Ushers won’t let you sleep in the galleries of our nation’s Capitol.

The stranger I sat next to in the Senate last week, not doubt weary from walking to points of interest and standing in lines on a muggy afternoon, closed his eyes as New Hampshire Sen. Kelly Ayotte prepared to speak. A Capitol usher quickly snapped her fingers and whispered harshly that there was “no sleeping in the gallery.”

You could draw more than one observation here. When it comes to witnessing Washington’s dysfunction in the face of runaway entitlement costs, perhaps finger-snapping ushers should be on the floor instead of in the gallery.

But I prefer instead to see a metaphor about voters trying to stay focused when it comes to certain officeholders, which leads me from Washington to Utah.

Utahns are not used to seeing elected officials, even former ones, doing perp walks. That’s a good thing. Perp walks — in which high-profile political figures are taken into custody as “perpetrators” and paraded in front of reporters — are signs of corruption. They signal that no one is above the law, but they also signal failure within the political system itself.

For John Swallow and Mark Shurtleff, Utah’s two most recent attorneys general, walking unescorted out of a jail after a booking certainly qualifies as a statement on the part of district attorneys and investigators. So do the many charges — 10 felonies against Shurtleff and 11 felonies and two misdemeanors against Swallow.

It was enough to maybe snap some Utah voters out of a somnambulant state. More likely, however, the thing that will be snapped to attention — regardless whether Shurtleff and Swallow are convicted — is a hardy debate over the future of the attorney general’s office.
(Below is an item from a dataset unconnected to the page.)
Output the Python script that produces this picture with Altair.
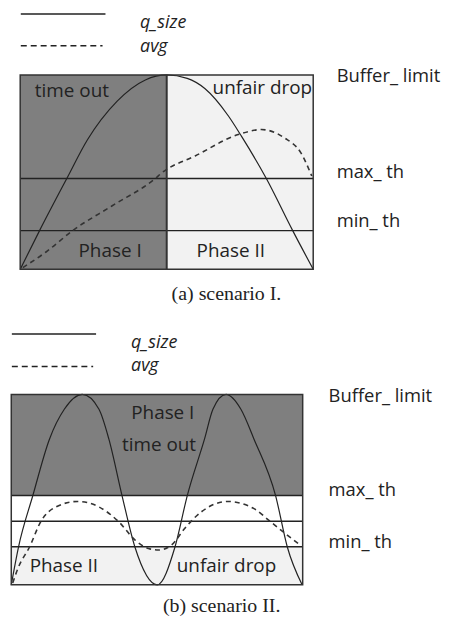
import altair as alt
import pandas as pd

# ---------------- data (box = 0..100 in both axes) ----------------
# scenario I
a_qsize_x = [0, 6.6, 15.9, 22.9, 33.1, 42.7, 50, 57, 63, 71, 75.5, 84, 93, 100]
a_qsize_y = [0, 19.9, 46.7, 66.5, 86.5, 97.4, 100, 98.2, 93.0, 79.0, 68.5, 46.7, 19.9, 0]
a_avg_x = [0.9, 8.8, 17.9, 31.4, 46.1, 48.4, 59.7, 74.4, 82.3, 90.2, 95.8, 99.5]
a_avg_y = [0.9, 8.9, 19.9, 32.7, 46.7, 49.7, 58.3, 69.3, 71.9, 67.6, 59.9, 48.0]
a_thresholds = [46.7, 19.9]          # max_th, min_th
a_phase_split = 50

# scenario II
b_qsize_x = [0, 2.5, 7.4, 13.1, 18.2, 24.4, 30.1, 33.5, 38, 42.4, 50.1, 56.2, 60.4, 66.3, 69.2, 73.7, 78.8, 83.3, 90.7, 94.7, 99.8]
b_qsize_y = [0, 20, 46.9, 76.5, 92.2, 100, 92.2, 76.5, 46.9, 20, 0, 20, 46.9, 76.5, 92.2, 100, 92.2, 76.5, 46.9, 20, 0]
b_avg_x = [0.5, 2.3, 6.3, 10.2, 15.3, 22.7, 30.1, 36.9, 42.5, 47.1, 50.5, 55, 59.5, 65.2, 74.3, 83.3, 89, 94.7, 99.2]
b_avg_y = [1, 8.7, 20, 33.4, 40.9, 43.8, 40.9, 33.1, 23.5, 19.1, 18.3, 20.9, 29.6, 38.3, 43.8, 40, 33.1, 26.1, 20.9]
b_thresholds = [46.9, 33.4, 20.0]

legend_labels = ["q_size", "avg"]
level_labels = ["Buffer_ limit", "max_ th", "min_ th"]
captions = ["(a) scenario I.", "(b) scenario II."]

# ---------------- styling ----------------
DARK = "#7f7f7f"
LIGHT = "#f2f2f2"
INK = "#222222"
SANS = "Open Sans"
SERIF = "Liberation Serif"
W = 438


def make_panel(xd, yd, H, fills, rules, vrules, qx, qy, ax, ay, texts):
    sx = alt.Scale(domain=xd, nice=False, zero=False)
    sy = alt.Scale(domain=yd, nice=False, zero=False)
    X = lambda f="x": alt.X(f"{f}:Q", scale=sx, axis=None)
    Y = lambda f="y": alt.Y(f"{f}:Q", scale=sy, axis=None)
    layers = []
    fdf = pd.DataFrame(fills, columns=["x", "x2", "y", "y2", "c"])
    layers.append(alt.Chart(fdf).mark_rect().encode(
        x=X(), x2="x2:Q", y=Y(), y2="y2:Q",
        fill=alt.Fill("c:N", scale=None)))
    rdf = pd.DataFrame({"x": [0] * len(rules), "x2": [100] * len(rules), "y": rules})
    layers.append(alt.Chart(rdf).mark_rule(color=INK, strokeWidth=1.4).encode(
        x=X(), x2="x2:Q", y=Y()))
    if vrules:
        vdf = pd.DataFrame({"x": vrules, "y": [0] * len(vrules), "y2": [100] * len(vrules)})
        layers.append(alt.Chart(vdf).mark_rule(color="#333333", strokeWidth=2).encode(
            x=X(), y=Y(), y2="y2:Q"))
    layers.append(alt.Chart(pd.DataFrame({"x": qx, "y": qy})).mark_line(
        color=INK, strokeWidth=1.2, interpolate="monotone").encode(x=X(), y=Y()))
    layers.append(alt.Chart(pd.DataFrame({"x": ax, "y": ay})).mark_line(
        color="#333333", strokeWidth=1.6, strokeDash=[5, 4], interpolate="monotone").encode(x=X(), y=Y()))
    layers.append(alt.Chart(pd.DataFrame({"x": [0], "x2": [100], "y": [0], "y2": [100]})).mark_rect(
        fillOpacity=0, stroke="#333333", strokeWidth=1.5).encode(x=X(), x2="x2:Q", y=Y(), y2="y2:Q"))
    # legend samples
    ldf = pd.DataFrame({"x": [0.2], "x2": [29.1], "y": [texts["leg_y"][0]]})
    layers.append(alt.Chart(ldf).mark_rule(color=INK, strokeWidth=1.5).encode(x=X(), x2="x2:Q", y=Y()))
    ldf2 = pd.DataFrame({"x": [0.2], "x2": [28.1], "y": [texts["leg_y"][1]]})
    layers.append(alt.Chart(ldf2).mark_rule(color=INK, strokeWidth=1.5, strokeDash=[6, 4]).encode(
        x=X(), x2="x2:Q", y=Y()))
    for (lab, x, y, align, size, font, style) in texts["items"]:
        tdf = pd.DataFrame({"x": [x], "y": [y], "t": [lab]})
        layers.append(alt.Chart(tdf).mark_text(
            align=align, baseline="alphabetic", font=font, fontSize=size,
            fontStyle=style, color=INK).encode(x=X(), y=Y(), text="t:N"))
    return alt.layer(*layers).properties(width=W, height=H)


texts_a = {
    "leg_y": [131.3, 115.0],
    "items": [
        (legend_labels[0], 40.9, 124.3, "left", 18, SANS, "italic"),
        (legend_labels[1], 40.9, 111.9, "left", 18, SANS, "italic"),
        (level_labels[0], 108.0, 96.6, "left", 18.5, SANS, "normal"),
        (level_labels[1], 108.0, 47.2, "left", 18.5, SANS, "normal"),
        (level_labels[2], 108.0, 22.0, "left", 18.5, SANS, "normal"),
        ("time out", 5.0, 88.4, "left", 19, SANS, "normal"),
        ("unfair drop", 99.6, 90.1, "right", 19, SANS, "normal"),
        ("Phase I", 19.9, 6.3, "left", 19, SANS, "normal"),
        ("Phase II", 60.2, 6.3, "left", 19, SANS, "normal"),
        (captions[0], 70.4, -15.8, "center", 20, SERIF, "normal"),
    ],
}

texts_b = {
    "leg_y": [131.8, 114.7],
    "items": [
        (legend_labels[0], 41.1, 124.3, "left", 18, SANS, "italic"),
        (legend_labels[1], 41.1, 112.2, "left", 18, SANS, "italic"),
        (level_labels[0], 108.9, 96.0, "left", 18.5, SANS, "normal"),
        (level_labels[1], 108.9, 46.9, "left", 18.5, SANS, "normal"),
        (level_labels[2], 108.9, 19.5, "left", 18.5, SANS, "normal"),
        ("Phase I", 52.0, 87.3, "center", 19, SANS, "normal"),
        ("time out", 50.7, 70.4, "center", 19, SANS, "normal"),
        ("Phase II", 6.3, 6.6, "left", 19, SANS, "normal"),
        ("unfair drop", 56.8, 6.6, "left", 19, SANS, "normal"),
        (captions[1], 72.2, -14.2, "center", 20, SERIF, "normal"),
    ],
}

panel_a = make_panel(
    xd=[-3.15, 145.32], yd=[-19.93, 133.37], H=300,
    fills=[[0, a_phase_split, 0, 100, DARK], [a_phase_split, 100, 0, 100, LIGHT]],
    rules=a_thresholds, vrules=[a_phase_split],
    qx=a_qsize_x, qy=a_qsize_y, ax=a_avg_x, ay=a_avg_y, texts=texts_a)

panel_b = make_panel(
    xd=[-0.10, 149.18], yd=[-16.33, 145.38], H=310,
    fills=[[0, 100, b_thresholds[0], 100, DARK], [0, 100, 0, b_thresholds[2], LIGHT]],
    rules=b_thresholds, vrules=[],
    qx=b_qsize_x, qy=b_qsize_y, ax=b_avg_x, ay=b_avg_y, texts=texts_b)

chart = alt.vconcat(panel_a, panel_b, spacing=0).properties(padding=0).configure_view(stroke=None)
chart.save("out.html", embed_options={"renderer": "svg", "actions": False})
Should it remain an elected office, or should it become an office the governor appoints?

A state attorney general is charged with defending the state and its laws. But as the state’s top law enforcer, he or she sometimes is expected to investigate public corruption cases within the executive branch.

Force him or her to be a politician, and you may encounter the types of bribes Shurtleff and Swallow are accused of accepting. Force him or her to be appointed by the governor, and you may create pressure not to get tough on official corruption.

Only seven states currently appoint their attorneys general. One of them is Wyoming, where the Tribune-Eagle newspaper recently editorialized in favor of changing that. “How can you expect the state’s attorney to look into the suspected wrongdoings of a governor when the governor hand-picked him or her?” the paper asked.

And yet it’s difficult for the executive branch to rely on an attorney elected by the people and beholden to campaign donors for its legal defense.

Twenty years ago, Salt Lake County encountered similar problems with its elected county attorney’s office after, among other things, a criminal investigation uncovered possible county negligence. It chose to separate the office into two — an elected district attorney who prosecutes, and an elected attorney who defends the county. But that didn’t last long, and today the elected district attorney does both jobs.

By its nature, political fundraising leads to questions about loyalties. Many candidates have, through the years, told me how distasteful it is to have to ask people for money. For the less honest, it may be tempting to ask for it from people who want something specific in return.

And yet Utahns can’t afford to overlook the dangers involved with putting the state’s top law enforcement officer under another politician, and one step removed from the public.

9 comments on this story

The most important question to answer is whether any change might have prevented the current scandal. To answer that, it’s important to keep things in context. Until now, attorney general scandals have been rare in Utah, and any system can be compromised if people behave dishonestly.

Utah needs a system most likely to keep everyone’s eyes open while the political process proceeds, whether in the gallery or on the floor. Change may sound alluring, but change for its own sake is useless.

The debate certainly is worth holding, but it should proceed cautiously.